EXERCISE OBJECTIVE: Omit the pictures and print exactly the lines of the listing below, starting at the first and ending at the line containing "y=1pt, node distance=111pt]".

INFORMATION SHOWN:
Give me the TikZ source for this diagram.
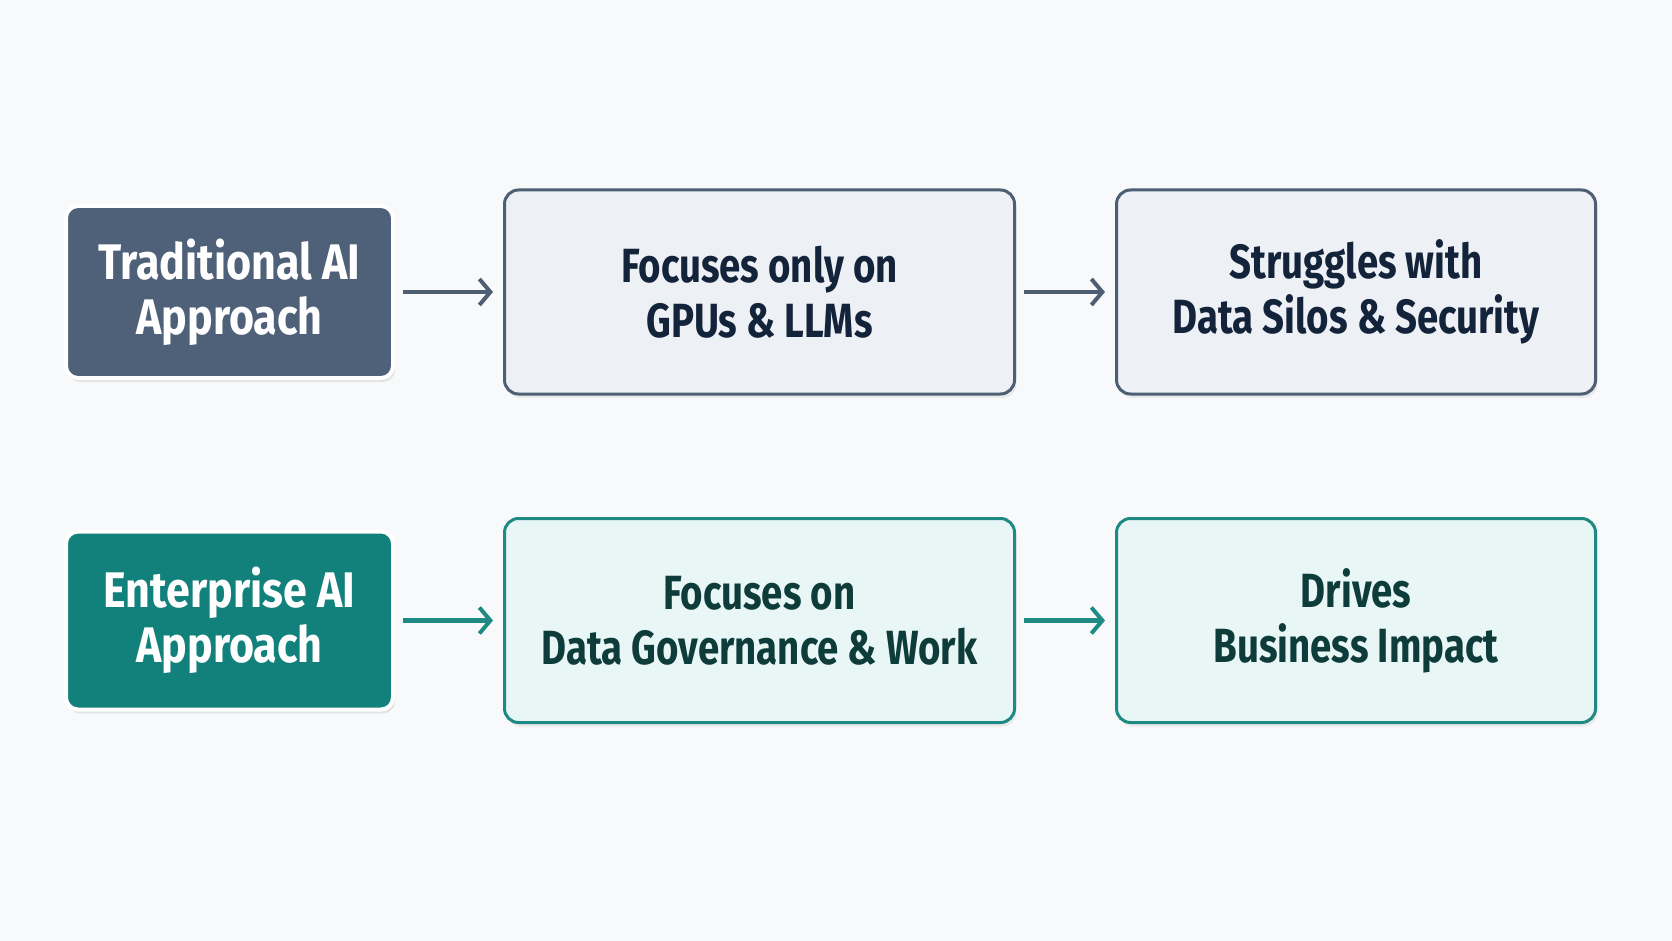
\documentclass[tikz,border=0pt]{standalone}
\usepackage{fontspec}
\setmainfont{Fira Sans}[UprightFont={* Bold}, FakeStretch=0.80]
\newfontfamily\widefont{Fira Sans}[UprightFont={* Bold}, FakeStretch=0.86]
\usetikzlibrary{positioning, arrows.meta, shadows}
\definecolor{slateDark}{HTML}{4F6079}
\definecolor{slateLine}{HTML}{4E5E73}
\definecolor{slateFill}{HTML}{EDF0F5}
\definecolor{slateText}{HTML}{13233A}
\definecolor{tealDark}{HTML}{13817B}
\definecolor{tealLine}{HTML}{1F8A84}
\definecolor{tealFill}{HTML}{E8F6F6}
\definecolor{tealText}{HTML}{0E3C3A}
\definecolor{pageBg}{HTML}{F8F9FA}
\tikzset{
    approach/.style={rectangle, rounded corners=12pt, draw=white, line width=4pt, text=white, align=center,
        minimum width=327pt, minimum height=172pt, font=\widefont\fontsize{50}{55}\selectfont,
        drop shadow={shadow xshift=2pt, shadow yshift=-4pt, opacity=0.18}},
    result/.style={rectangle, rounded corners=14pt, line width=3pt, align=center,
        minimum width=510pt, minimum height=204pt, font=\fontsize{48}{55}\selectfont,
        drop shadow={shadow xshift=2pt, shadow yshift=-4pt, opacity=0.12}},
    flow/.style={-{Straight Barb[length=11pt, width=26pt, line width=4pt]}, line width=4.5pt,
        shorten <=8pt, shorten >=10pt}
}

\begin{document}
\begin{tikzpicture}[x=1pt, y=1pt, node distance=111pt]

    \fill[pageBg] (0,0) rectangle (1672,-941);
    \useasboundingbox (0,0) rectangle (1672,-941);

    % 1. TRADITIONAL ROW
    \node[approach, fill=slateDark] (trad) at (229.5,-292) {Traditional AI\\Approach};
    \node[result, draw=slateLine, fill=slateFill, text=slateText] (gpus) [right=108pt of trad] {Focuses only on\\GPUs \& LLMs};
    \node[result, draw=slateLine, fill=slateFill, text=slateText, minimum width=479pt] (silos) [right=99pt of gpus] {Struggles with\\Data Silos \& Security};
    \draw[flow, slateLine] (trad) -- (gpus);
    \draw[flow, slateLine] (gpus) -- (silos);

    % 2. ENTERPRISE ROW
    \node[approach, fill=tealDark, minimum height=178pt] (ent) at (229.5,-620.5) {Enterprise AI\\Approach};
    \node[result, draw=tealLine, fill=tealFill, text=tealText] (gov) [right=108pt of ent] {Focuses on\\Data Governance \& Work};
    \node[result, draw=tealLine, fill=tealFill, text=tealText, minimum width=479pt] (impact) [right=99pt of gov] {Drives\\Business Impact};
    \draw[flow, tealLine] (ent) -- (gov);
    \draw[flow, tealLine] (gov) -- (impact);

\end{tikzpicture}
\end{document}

WORKED ANSWER:
Give me the TikZ source for this diagram.
\documentclass[tikz,border=0pt]{standalone}
\usepackage{fontspec}
\setmainfont{Fira Sans}[UprightFont={* Bold}, FakeStretch=0.80]
\newfontfamily\widefont{Fira Sans}[UprightFont={* Bold}, FakeStretch=0.86]
\usetikzlibrary{positioning, arrows.meta, shadows}
\definecolor{slateDark}{HTML}{4F6079}
\definecolor{slateLine}{HTML}{4E5E73}
\definecolor{slateFill}{HTML}{EDF0F5}
\definecolor{slateText}{HTML}{13233A}
\definecolor{tealDark}{HTML}{13817B}
\definecolor{tealLine}{HTML}{1F8A84}
\definecolor{tealFill}{HTML}{E8F6F6}
\definecolor{tealText}{HTML}{0E3C3A}
\definecolor{pageBg}{HTML}{F8F9FA}
\tikzset{
    approach/.style={rectangle, rounded corners=12pt, draw=white, line width=4pt, text=white, align=center,
        minimum width=327pt, minimum height=172pt, font=\widefont\fontsize{50}{55}\selectfont,
        drop shadow={shadow xshift=2pt, shadow yshift=-4pt, opacity=0.18}},
    result/.style={rectangle, rounded corners=14pt, line width=3pt, align=center,
        minimum width=510pt, minimum height=204pt, font=\fontsize{48}{55}\selectfont,
        drop shadow={shadow xshift=2pt, shadow yshift=-4pt, opacity=0.12}},
    flow/.style={-{Straight Barb[length=11pt, width=26pt, line width=4pt]}, line width=4.5pt,
        shorten <=8pt, shorten >=10pt}
}

\begin{document}
\begin{tikzpicture}[x=1pt, y=1pt, node distance=111pt]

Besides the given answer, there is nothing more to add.